Quick sidebar: Note that all these metrics are indicators of product/market fit. The more objectives you reach, the better. However, the importance of all these metrics will be different from product to product.
#1 Cohort retention
What it is
Cohort retention is all about the hockey stick-shaped curve. You measure the percentage of active users returning to the app frequently over a period of time. You can choose whether you want this on an hourly, daily, weekly or monthly basis. Whatever fits your product best. The higher this curve, the more of your users are hooked on your product.
The indicator for PMF is not the height of the curve or a certain % after a certain period, but the shape of the curve. If it flattens after the first weeks/days/months (and has the shape of a hockey stick), you have your first indicator of PMF.
#2 Daily user frequency
A close alternative to cohort retention (or as an extra measurement) is looking into your daily user frequency.
What it is
With daily user frequency, you specifically focus on new users. How impressed are they with your product from the start? Looking at the percentage of new users that return to your product after a specific number of days in the first month, will give you good insights into their first impression.
Generally speaking, various benchmarks indicate that 60% of users should return the next day, 30% the next week and 15% should still return on day 30. Reach these benchmarks, and you’ll have stats to back your PMF.
#3 User stickiness
A third important alternative is user stickiness. This metric will - in a later phase - also be important to understand the active usage of your product.
What it is
User stickiness measures the ratio of daily users compared to the number of users in the last 28 days. The running average gives you an indication of how many times your users make use of your product in a month.
A ratio of 100% means all users use your product daily. Close to 0% means almost no one uses the app more than once a month. Aim for a benchmark of 50% as a PMF indication.
#4 Power User Analysis
Your power users are your product or service’s most loyal users. This small group of people can influence the usage of your product or features a lot. In some of our own products, this group accounts for more than 40% of all sessions! Why is this group so important? Firstly, it’s because they are the perfect group of people to validate new tweaks or features in your product. Secondly, you should learn everything you can about their needs and expectations. They can show you the way to your product’s growth.
What it is
Power users lend their name to the superpowers they have on your product. They are the subset of people who have meaningful interactions with your product every single day. They love your product, are highly engaged and contribute a ton of value to the network.
If you want to take a deep dive into how you can spot your power users and what you can learn from them, we gladly recommend you take a look at Andrew Chen’s work.
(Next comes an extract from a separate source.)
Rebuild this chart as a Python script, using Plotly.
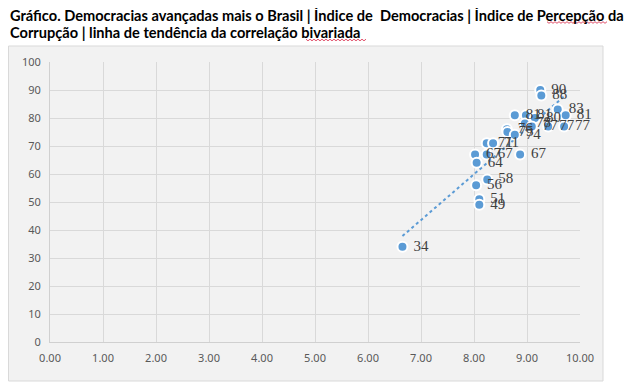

Again, we can look at the shape of the power user curve. If the curve has the shape of a smile, you can smile as well because your product has power users. This is also an indication of product market fit.
Okay, but how can I be sure?
The metrics listed above can give you a clear indication of PMF and will also teach you a lot about your product. They will help you understand what is unique about your product and where users find value. These are the metrics you also want to keep tracking after you find product/market fit.
If you’re looking to optimise and shift your product at a higher pace, starting with a Sean Ellis survey will get you a long way.
But let’s be clear, gathering these data requires several months to mature and support a sustainable conclusion. If you’re looking to optimise and shift your product at a higher pace, starting with a Sean Ellis survey will get you a long way.
#5 The Sean Ellis Survey
In our opinion, The Sean Ellis Survey is the most encompassing method to apply when looking for PMF. The baseline is as simple as it is clever. This method asks existing users of your product how they would feel if they could no longer use it. According to Sean Ellis, achieving PMF requires at least 40% of users to note they would be “very disappointed” without your product.
Besides its clever baseline, you only need a small amount of answers. With only 100 participants, you will have statistically significant results (and with only 30 answers, you’ll already have a great indication). From our own experience, this means that you can start with the survey when you have a mere 1000 active users (who recently experienced the core of your product).
On top of that, the survey gives the opportunity to further question users. You can find out which value they find in your solution and who your actual target market is. After all, you can’t really know the answers to these questions without actually asking your customers about them. These insights are key to growing your product further down the line.
You can find a small demo from a Sean Ellis Survey right here.
Every product is unique: measure what matters
No two digital products are completely alike. It’s never the goal to just blindly apply these metrics as some sort of checklist. For every product out there, one metric might give a better representation than another. Or the combination of multiple techniques gives you a more complete picture of the whole PMF.
Remember Marc Andreessens’ view? “You’ll know PMF when you have it.” Well, now you can measure it. Use your data wisely, don’t hold back on user research and you can find out whether your product, idea or solution holds real potential.